Other changes in the American edition seem to correct errors found in the British edition: the colors of the Seaboard Railroad in Chapter 10, the maker of ‘Vent Vert’ in Chapter 11, and the title of a book referred to by Mr. Big in Chapter 21. The most unexpected, however, involves Bond's hotel room at the St. Regis in Chapter 1, which changes from number 2100 to number 2000. To quickly head off what many are probably thinking — this is not just a simple typo. In addition to the number of times that the room number is mentioned in the text, it should be noted that the floor on which the room is said to be — the “twenty-first” in the British edition, and “twentieth” in the American — is spelled out in each case. There is a very good reason for the change. The veritable luxury hotel in the heart of Manhattan has only 20 floors. Today, the former “room 2000” is now known only as “The Penthouse” and is off-limits for guests to stay overnight. Instead, you can book Bonds literary hotel room for your next wedding or Bah Mitzvah. (I was amused to see that Fleming had briefly toyed with the idea of placing Bond on the hotel's thirteenth floor in his original typescript. It will be remembered that Fleming expounds upon Bond's anti-triskaidekaphobia in Chapter 13 — naturally — of From Russia, With Love.)
Yet another set of changes in the American edition reduce some of the harshness found in the British edition. A good example concerns the way in which Bond showers. Although the one he takes in New York is upgraded from merely “sizzling” to “stinging” cold, a later one in Chapter 14 is decidedly less masochistic. Other such changes include Solitaire's comments in Chapter 12 regarding old people who retire in Florida, and some of Bond's comments to Leiter in Chapter 13 — effectively removing the foreshadowing of the shark attack.
Ham Sandwich
A fourth and final set of changes are my personal favorites: those for which I can find no plausible explanation.
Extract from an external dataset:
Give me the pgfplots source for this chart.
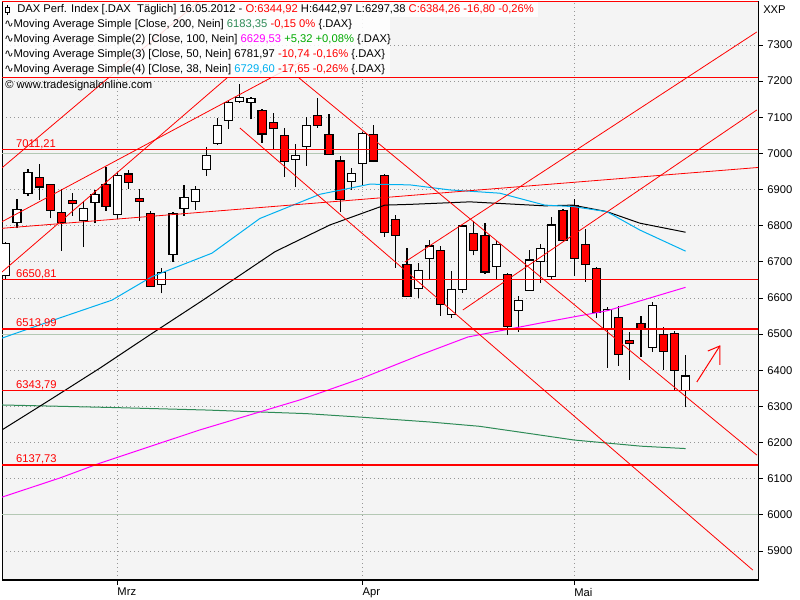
\documentclass[border=0pt]{standalone}
\usepackage{pgfplots}
\pgfplotsset{compat=1.18}
\usepackage{fontspec}
\setmainfont{Liberation Sans}
\newfontfamily\dejavu{DejaVu Sans}
\definecolor{bgc}{HTML}{F4F4F4}
\definecolor{ma200}{RGB}{46,139,87}
\definecolor{ma100}{RGB}{255,0,255}
\definecolor{ma38}{RGB}{0,176,240}
\definecolor{gridc}{RGB}{150,150,150}
\definecolor{majgrid}{RGB}{180,200,180}
\definecolor{pgreen}{RGB}{0,170,0}
\newcommand\lf{\fontsize{8.4}{9.5}\selectfont}
\pgfplotsset{
 wick/.style={draw=black, line width=0.9pt, mark=none},
 upc/.style={draw=black, fill=white, line width=0.9pt, mark=none},
 dnc/.style={draw=black, fill=red, line width=0.9pt, mark=none},
 trend/.style={red, line width=0.6pt, mark=none},
 hline/.style={red, line width=0.9pt, mark=none},
 maj/.style={majgrid, line width=0.75pt, mark=none},
}
% candle: index, open, high, low, close
\newcommand\candle[5]{%
 \pgfmathsetmacro\xl{#1-0.36}\pgfmathsetmacro\xr{#1+0.36}%
 \ifdim #5pt>#2pt \def\bstyle{upc}\else\def\bstyle{dnc}\fi
 \edef\tmp{\noexpand\addplot[wick] coordinates {(#1,#4) (#1,#3)};
   \noexpand\addplot[\bstyle] coordinates {(\xl,#2) (\xr,#2) (\xr,#5) (\xl,#5)} --cycle;}%
 \tmp}
\newcommand\hlvl[2]{%
 \addplot[hline] coordinates {(-1,#1) (70,#1)};
 \node[anchor=base west, inner sep=0pt, yshift=1.7pt, text=red, font=\lf] at (axis cs:0.91,#1) {#2};}
\begin{document}
\begin{tikzpicture}
\path[use as bounding box] (0,0) rectangle (600pt,450pt);
\begin{axis}[
  at={(1.5pt,15pt)}, anchor=south west, scale only axis,
  width=567pt, height=433.5pt,
  xmin=-0.34, xmax=67.5, ymin=5819.7, ymax=7419,
  axis background/.style={fill=bgc},
  axis line style={black, line width=0.75pt},
  ytick={5900,6000,...,7300},
  yticklabel pos=right, ytick pos=right,
  xtick={10,32,51}, xticklabels={Mrz,Apr,Mai}, xtick pos=left,
  tick align=outside, major tick length=3.5pt,
  tick style={black, line width=0.6pt},
  ymajorgrids, xmajorgrids,
  grid style={gridc, line width=0.6pt, dash pattern=on 0.75pt off 2.25pt},
  /pgf/number format/.cd, 1000 sep={}, assume math mode=true, /pgfplots/.cd,
  yticklabel style={font=\lf, anchor=west, xshift=0pt},
  xticklabel style={font=\lf, anchor=north west, inner xsep=0pt, yshift=1pt},
]
% major grid lines
\addplot[maj] coordinates {(-1,7000) (70,7000)};
\addplot[maj] coordinates {(-1,6500) (70,6500)};
\addplot[maj] coordinates {(-1,6000) (70,6000)};
% candles
\candle{0}{6662}{6755}{6650}{6751}
\candle{1}{6809}{6873}{6793}{6845}
\candle{2}{6890}{6957}{6882}{6948}
\candle{3}{6934}{6971}{6871}{6907}
\candle{4}{6913}{6915}{6820}{6843}
\candle{5}{6837}{6901}{6731}{6808}
\candle{6}{6870}{6891}{6827}{6861}
\candle{7}{6814}{6868}{6741}{6848}
\candle{8}{6865}{6898}{6807}{6887}
\candle{9}{6913}{6963}{6842}{6854}
\candle{10}{6832}{6948}{6818}{6940}
\candle{11}{6943}{6953}{6902}{6920}
\candle{12}{6876}{6901}{6814}{6866}
\candle{13}{6834}{6841}{6631}{6632}
\candle{14}{6638}{6682}{6613}{6671}
\candle{15}{6721}{6839}{6700}{6834}
\candle{16}{6848}{6913}{6828}{6879}
\candle{17}{6868}{6910}{6843}{6901}
\candle{18}{6956}{7017}{6938}{6995}
\candle{19}{7028}{7098}{7024}{7078}
\candle{20}{7092}{7148}{7068}{7141}
\candle{21}{7144}{7192}{7140}{7155}
\candle{22}{7141}{7155}{7094}{7153}
\candle{23}{7119}{7122}{7030}{7054}
\candle{24}{7086}{7111}{7010}{7070}
\candle{25}{7050}{7070}{6936}{6978}
\candle{26}{6984}{7026}{6906}{6995}
\candle{27}{7020}{7100}{6966}{7078}
\candle{28}{7105}{7153}{7071}{7078}
\candle{29}{7053}{7109}{6998}{6998}
\candle{30}{6979}{6993}{6839}{6873}
\candle{31}{6923}{6959}{6899}{6945}
\candle{32}{6973}{7058}{6913}{7056}
\candle{33}{7053}{7079}{6976}{6979}
\candle{34}{6939}{6943}{6770}{6782}
\candle{35}{6817}{6830}{6684}{6773}
\candle{36}{6693}{6737}{6603}{6605}
\candle{37}{6626}{6698}{6601}{6675}
\candle{38}{6709}{6760}{6650}{6744}
\candle{39}{6732}{6744}{6551}{6583}
\candle{40}{6555}{6675}{6545}{6624}
\candle{41}{6624}{6803}{6615}{6799}
\candle{42}{6779}{6813}{6718}{6732}
\candle{43}{6773}{6807}{6666}{6672}
\candle{44}{6688}{6758}{6650}{6749}
\candle{45}{6664}{6668}{6498}{6521}
\candle{46}{6566}{6605}{6507}{6592}
\candle{47}{6621}{6733}{6620}{6705}
\candle{48}{6701}{6749}{6641}{6737}
\candle{49}{6659}{6825}{6650}{6802}
\candle{50}{6843}{6845}{6758}{6760}
\candle{51}{6856}{6874}{6661}{6710}
\candle{52}{6749}{6790}{6645}{6693}
\candle{53}{6682}{6685}{6544}{6560}
\candle{54}{6516}{6576}{6407}{6569}
\candle{55}{6547}{6578}{6413}{6444}
\candle{56}{6483}{6505}{6374}{6474}
\candle{57}{6530}{6550}{6438}{6515}
\candle{58}{6464}{6590}{6451}{6580}
\candle{59}{6500}{6521}{6401}{6452}
\candle{60}{6502}{6508}{6345}{6400}
\candle{61}{6344.92}{6442.97}{6297.38}{6384.26}
% moving averages
\addplot[ma200, line width=0.75pt, mark=none] coordinates {
 (-0.34,6304) (9.5,6297) (18,6290) (27,6280) (32,6270) (38,6257) (42.5,6245) (47,6225) (51,6207) (57,6190) (61,6183.35)};
\addplot[ma100, line width=0.75pt, mark=none] coordinates {
 (-0.34,6049) (4.86,6102) (8.45,6143) (17.42,6235) (26.39,6318) (32.04,6379) (37.16,6442) (41.46,6492) (48.37,6533) (54,6565) (61,6629.53)};
\addplot[black, line width=0.75pt, mark=none] coordinates {
 (-0.34,6235) (3.96,6318) (8.45,6406) (12.93,6498) (17.69,6594) (24.15,6728) (29.08,6802) (34.02,6857) (36.26,6859) (41.64,6866) (48.37,6855) (50.88,6857) (53.93,6839) (56.9,6807) (61,6781.97)};
\addplot[ma38, line width=0.75pt, mark=none] coordinates {
 (-0.34,6489) (4.86,6545) (9.52,6594) (13.11,6659) (18.5,6724) (22.8,6820) (28.19,6887) (32.67,6915) (36.26,6913) (39.85,6899) (44.33,6890) (48.37,6857) (50.88,6853) (53.93,6839) (56.9,6788) (61,6729.6)};
% horizontal levels
\addplot[hline] coordinates {(-1,7209) (70,7209)};
\hlvl{7011.21}{7011,21}
\hlvl{6650.81}{6650,81}
\hlvl{6513.99}{6513,99}
\hlvl{6343.79}{6343,79}
\hlvl{6137.73}{6137,73}
% trend lines
\addplot[trend] coordinates {(-0.34,6960.2) (17.48,7424.5)};
\addplot[trend] coordinates {(-0.34,6811.1) (26.39,7252.1)};
\addplot[trend] coordinates {(-0.34,6672) (19.93,7211)};
\addplot[trend] coordinates {(-0.34,6792.8) (67.5,6961.1)};
\addplot[trend] coordinates {(21.01,7070.3) (67.03,5847.3)};
\addplot[trend] coordinates {(26.21,7211.5) (67.39,6165.5)};
\addplot[trend] coordinates {(35.81,6699.6) (67.39,7336)};
\addplot[trend] coordinates {(41.02,6566.8) (67.39,7120.1)};
% arrow
\addplot[trend, line width=0.75pt] coordinates {(62.01,6367.5) (64.07,6467.1)};
\addplot[trend, line width=0.75pt] coordinates {(63.0,6453.3) (64.07,6467.1) (64.07,6414.6)};
\end{axis}
\begin{scope}[x=0.75pt, y=-0.75pt, shift={(0pt,450pt)}]
 \fill[white, opacity=0.85] (2.5,2.5) rectangle (538,17.5);
 \fill[white, opacity=0.85] (2.5,17.5) rectangle (390,77);
 \draw[red, line width=1.2pt] (2,1.5) -- (758,1.5);
 \draw[black, line width=0.7pt] (7,5) -- (7,15);
 \draw[black, line width=0.7pt, fill=white] (5,7.5) rectangle (9.5,12.5);
 \node[anchor=west, inner sep=0pt, font=\lf] at (17,10) {DAX Perf. Index [.DAX\ \ Täglich] 16.05.2012 - \textcolor{red}{O:6344,92} H:6442,97 L:6297,38 \textcolor{red}{C:6384,26 -16,80 -0,26\%}};
 \node[anchor=west, inner sep=0pt, font=\lf] at (4,25) {{\dejavu ∿}Moving Average Simple [Close, 200, Nein] \textcolor{ma200}{6183,35} \textcolor{red}{-0,15 0\%} \{.DAX\}};
 \node[anchor=west, inner sep=0pt, font=\lf] at (4,40) {{\dejavu ∿}Moving Average Simple(2) [Close, 100, Nein] \textcolor{ma100}{6629,53} \textcolor{pgreen}{+5,32 +0,08\%} \{.DAX\}};
 \node[anchor=west, inner sep=0pt, font=\lf] at (4,55) {{\dejavu ∿}Moving Average Simple(3) [Close, 50, Nein] 6781,97 \textcolor{red}{-10,74 -0,16\%} \{.DAX\}};
 \node[anchor=west, inner sep=0pt, font=\lf] at (4,70) {{\dejavu ∿}Moving Average Simple(4) [Close, 38, Nein] \textcolor{ma38}{6729,60} \textcolor{red}{-17,65 -0,26\%} \{.DAX\}};
 \node[anchor=west, inner sep=0pt, font=\lf] at (5,86) {© www.tradesignalonline.com};
 \node[anchor=west, inner sep=0pt, font=\lf] at (763,10) {XXP};
\end{scope}
\end{tikzpicture}
\end{document}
These unusual changes abound between the two editions: the maker of the black sedan that Bond spies in Chapter 1, the removal of a reference noting which eyebrow Bond's comma of black hair rests over in Chapter 3, and the slogan of the Gloryfried Ham-N-Eggs restaurant in Chapter 4. The most unusual of all, however, deserves a place of honor in any reader's stock of Fleming trivia: While in Harlem, the British edition notes in Chapter 6 that Bond and Leiter dine on Scotch-and-sodas and chicken sandwiches. In the American edition, the Scotch-and-sodas are still there, but the sandwiches have mysteriously changed to ham.
Do such changes appear in the other Fleming works? Preliminary examinations of Casino Royale, Moonraker, Diamonds Are Forever, and the short stories in Octopussy and The Living Daylights all turned up interesting differences between the British and American versions (including the curious substitution of the Polovtsian Dances from Prince Igor with Moussorgsky's Overture to Boris Godunov as the first piece played by the [women's] orchestra in The Living Daylights). However, the number of changes in each novel did not even approach the number found in Live and Let Die. Further lists of changes will be compiled as other Fleming books are examined in minute detail. In the meantime, I'll be waiting to hear your explanations for the ham sandwich substitution.